Information shown
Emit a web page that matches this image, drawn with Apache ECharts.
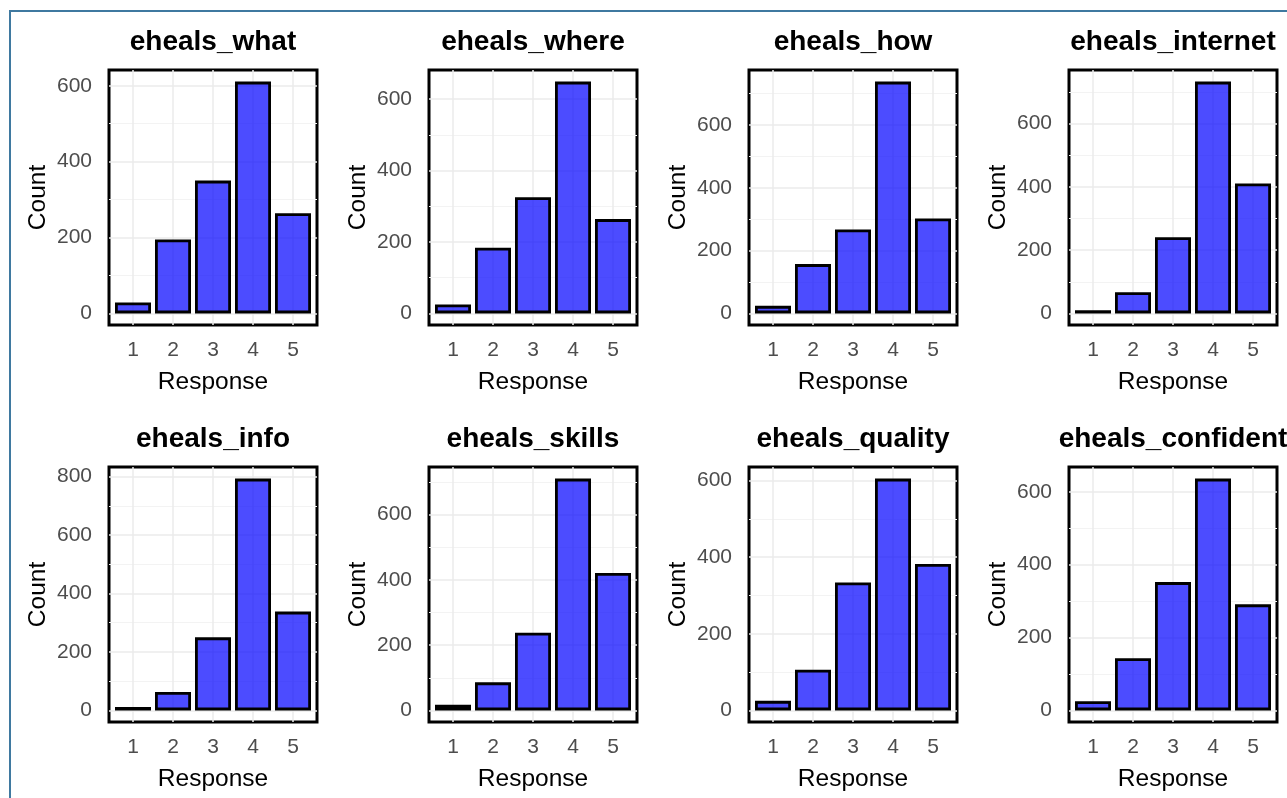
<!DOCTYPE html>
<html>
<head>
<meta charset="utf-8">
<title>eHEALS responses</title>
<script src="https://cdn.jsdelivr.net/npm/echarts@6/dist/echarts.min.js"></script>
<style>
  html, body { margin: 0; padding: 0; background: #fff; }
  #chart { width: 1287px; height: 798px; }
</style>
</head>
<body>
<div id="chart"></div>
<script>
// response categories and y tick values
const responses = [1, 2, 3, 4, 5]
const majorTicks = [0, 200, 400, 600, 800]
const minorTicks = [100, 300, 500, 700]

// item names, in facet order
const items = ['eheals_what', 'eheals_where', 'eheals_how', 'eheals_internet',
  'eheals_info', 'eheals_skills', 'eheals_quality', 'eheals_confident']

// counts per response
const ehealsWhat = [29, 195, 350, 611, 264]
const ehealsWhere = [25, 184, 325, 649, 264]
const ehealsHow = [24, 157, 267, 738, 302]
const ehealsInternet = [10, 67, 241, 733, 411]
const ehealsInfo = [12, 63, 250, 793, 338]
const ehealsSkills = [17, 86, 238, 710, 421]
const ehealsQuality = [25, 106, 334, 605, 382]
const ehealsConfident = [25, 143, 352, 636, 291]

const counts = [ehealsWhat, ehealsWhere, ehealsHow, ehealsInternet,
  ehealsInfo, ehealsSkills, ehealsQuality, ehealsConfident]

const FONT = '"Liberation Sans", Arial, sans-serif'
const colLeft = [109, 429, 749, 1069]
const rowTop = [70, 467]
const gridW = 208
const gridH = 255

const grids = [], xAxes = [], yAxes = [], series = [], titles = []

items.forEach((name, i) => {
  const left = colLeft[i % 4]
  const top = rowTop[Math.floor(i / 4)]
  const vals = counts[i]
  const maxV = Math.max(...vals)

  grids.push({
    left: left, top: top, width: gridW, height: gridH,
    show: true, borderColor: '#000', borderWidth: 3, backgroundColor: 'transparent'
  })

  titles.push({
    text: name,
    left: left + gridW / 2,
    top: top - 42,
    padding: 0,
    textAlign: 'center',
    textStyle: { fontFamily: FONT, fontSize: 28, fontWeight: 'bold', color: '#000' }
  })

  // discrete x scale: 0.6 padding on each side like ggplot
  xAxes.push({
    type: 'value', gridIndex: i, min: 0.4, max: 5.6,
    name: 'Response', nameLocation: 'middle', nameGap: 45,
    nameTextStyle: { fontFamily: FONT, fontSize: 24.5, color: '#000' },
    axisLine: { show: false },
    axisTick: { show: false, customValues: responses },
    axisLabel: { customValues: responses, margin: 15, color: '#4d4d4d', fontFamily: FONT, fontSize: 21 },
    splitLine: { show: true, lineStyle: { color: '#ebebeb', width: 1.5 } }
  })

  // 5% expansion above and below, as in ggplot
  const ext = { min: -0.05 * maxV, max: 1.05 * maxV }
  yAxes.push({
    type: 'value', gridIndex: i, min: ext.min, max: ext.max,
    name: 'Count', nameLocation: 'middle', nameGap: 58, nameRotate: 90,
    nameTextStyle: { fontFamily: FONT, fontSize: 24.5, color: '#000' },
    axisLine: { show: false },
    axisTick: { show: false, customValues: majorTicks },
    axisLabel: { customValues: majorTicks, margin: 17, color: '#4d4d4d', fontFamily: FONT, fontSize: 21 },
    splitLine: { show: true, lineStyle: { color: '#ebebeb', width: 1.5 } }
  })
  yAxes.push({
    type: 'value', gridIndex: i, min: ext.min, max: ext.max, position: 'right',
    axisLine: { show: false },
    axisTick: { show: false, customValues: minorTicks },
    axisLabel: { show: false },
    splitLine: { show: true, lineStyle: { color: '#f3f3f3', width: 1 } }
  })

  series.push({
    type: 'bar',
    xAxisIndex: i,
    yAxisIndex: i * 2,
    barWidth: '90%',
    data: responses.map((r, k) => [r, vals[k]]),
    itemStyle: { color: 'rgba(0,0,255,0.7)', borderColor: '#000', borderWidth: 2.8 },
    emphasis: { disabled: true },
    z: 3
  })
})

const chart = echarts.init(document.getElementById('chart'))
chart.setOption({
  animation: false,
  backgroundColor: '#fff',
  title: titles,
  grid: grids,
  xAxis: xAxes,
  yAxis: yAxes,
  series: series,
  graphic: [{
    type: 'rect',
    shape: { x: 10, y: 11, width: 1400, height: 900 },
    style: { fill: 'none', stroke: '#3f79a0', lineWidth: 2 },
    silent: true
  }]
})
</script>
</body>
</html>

Written problem
Pictures are excluded; copy all other data exactly as shown.

Complete output
Emit a web page that matches this image, drawn with Apache ECharts.
<!DOCTYPE html>
<html>
<head>
<meta charset="utf-8">
<title>eHEALS responses</title>
<script src="https://cdn.jsdelivr.net/npm/echarts@6/dist/echarts.min.js"></script>
<style>
  html, body { margin: 0; padding: 0; background: #fff; }
  #chart { width: 1287px; height: 798px; }
</style>
</head>
<body>
<div id="chart"></div>
<script>
// response categories and y tick values
const responses = [1, 2, 3, 4, 5]
const majorTicks = [0, 200, 400, 600, 800]
const minorTicks = [100, 300, 500, 700]

// item names, in facet order
const items = ['eheals_what', 'eheals_where', 'eheals_how', 'eheals_internet',
  'eheals_info', 'eheals_skills', 'eheals_quality', 'eheals_confident']

// counts per response
const ehealsWhat = [29, 195, 350, 611, 264]
const ehealsWhere = [25, 184, 325, 649, 264]
const ehealsHow = [24, 157, 267, 738, 302]
const ehealsInternet = [10, 67, 241, 733, 411]
const ehealsInfo = [12, 63, 250, 793, 338]
const ehealsSkills = [17, 86, 238, 710, 421]
const ehealsQuality = [25, 106, 334, 605, 382]
const ehealsConfident = [25, 143, 352, 636, 291]

const counts = [ehealsWhat, ehealsWhere, ehealsHow, ehealsInternet,
  ehealsInfo, ehealsSkills, ehealsQuality, ehealsConfident]

const FONT = '"Liberation Sans", Arial, sans-serif'
const colLeft = [109, 429, 749, 1069]
const rowTop = [70, 467]
const gridW = 208
const gridH = 255

const grids = [], xAxes = [], yAxes = [], series = [], titles = []

items.forEach((name, i) => {
  const left = colLeft[i % 4]
  const top = rowTop[Math.floor(i / 4)]
  const vals = counts[i]
  const maxV = Math.max(...vals)

  grids.push({
    left: left, top: top, width: gridW, height: gridH,
    show: true, borderColor: '#000', borderWidth: 3, backgroundColor: 'transparent'
  })

  titles.push({
    text: name,
    left: left + gridW / 2,
    top: top - 42,
    padding: 0,
    textAlign: 'center',
    textStyle: { fontFamily: FONT, fontSize: 28, fontWeight: 'bold', color: '#000' }
  })

  // discrete x scale: 0.6 padding on each side like ggplot
  xAxes.push({
    type: 'value', gridIndex: i, min: 0.4, max: 5.6,
    name: 'Response', nameLocation: 'middle', nameGap: 45,
    nameTextStyle: { fontFamily: FONT, fontSize: 24.5, color: '#000' },
    axisLine: { show: false },
    axisTick: { show: false, customValues: responses },
    axisLabel: { customValues: responses, margin: 15, color: '#4d4d4d', fontFamily: FONT, fontSize: 21 },
    splitLine: { show: true, lineStyle: { color: '#ebebeb', width: 1.5 } }
  })

  // 5% expansion above and below, as in ggplot
  const ext = { min: -0.05 * maxV, max: 1.05 * maxV }
  yAxes.push({
    type: 'value', gridIndex: i, min: ext.min, max: ext.max,
    name: 'Count', nameLocation: 'middle', nameGap: 58, nameRotate: 90,
    nameTextStyle: { fontFamily: FONT, fontSize: 24.5, color: '#000' },
    axisLine: { show: false },
    axisTick: { show: false, customValues: majorTicks },
    axisLabel: { customValues: majorTicks, margin: 17, color: '#4d4d4d', fontFamily: FONT, fontSize: 21 },
    splitLine: { show: true, lineStyle: { color: '#ebebeb', width: 1.5 } }
  })
  yAxes.push({
    type: 'value', gridIndex: i, min: ext.min, max: ext.max, position: 'right',
    axisLine: { show: false },
    axisTick: { show: false, customValues: minorTicks },
    axisLabel: { show: false },
    splitLine: { show: true, lineStyle: { color: '#f3f3f3', width: 1 } }
  })

  series.push({
    type: 'bar',
    xAxisIndex: i,
    yAxisIndex: i * 2,
    barWidth: '90%',
    data: responses.map((r, k) => [r, vals[k]]),
    itemStyle: { color: 'rgba(0,0,255,0.7)', borderColor: '#000', borderWidth: 2.8 },
    emphasis: { disabled: true },
    z: 3
  })
})

const chart = echarts.init(document.getElementById('chart'))
chart.setOption({
  animation: false,
  backgroundColor: '#fff',
  title: titles,
  grid: grids,
  xAxis: xAxes,
  yAxis: yAxes,
  series: series,
  graphic: [{
    type: 'rect',
    shape: { x: 10, y: 11, width: 1400, height: 900 },
    style: { fill: 'none', stroke: '#3f79a0', lineWidth: 2 },
    silent: true
  }]
})
</script>
</body>
</html>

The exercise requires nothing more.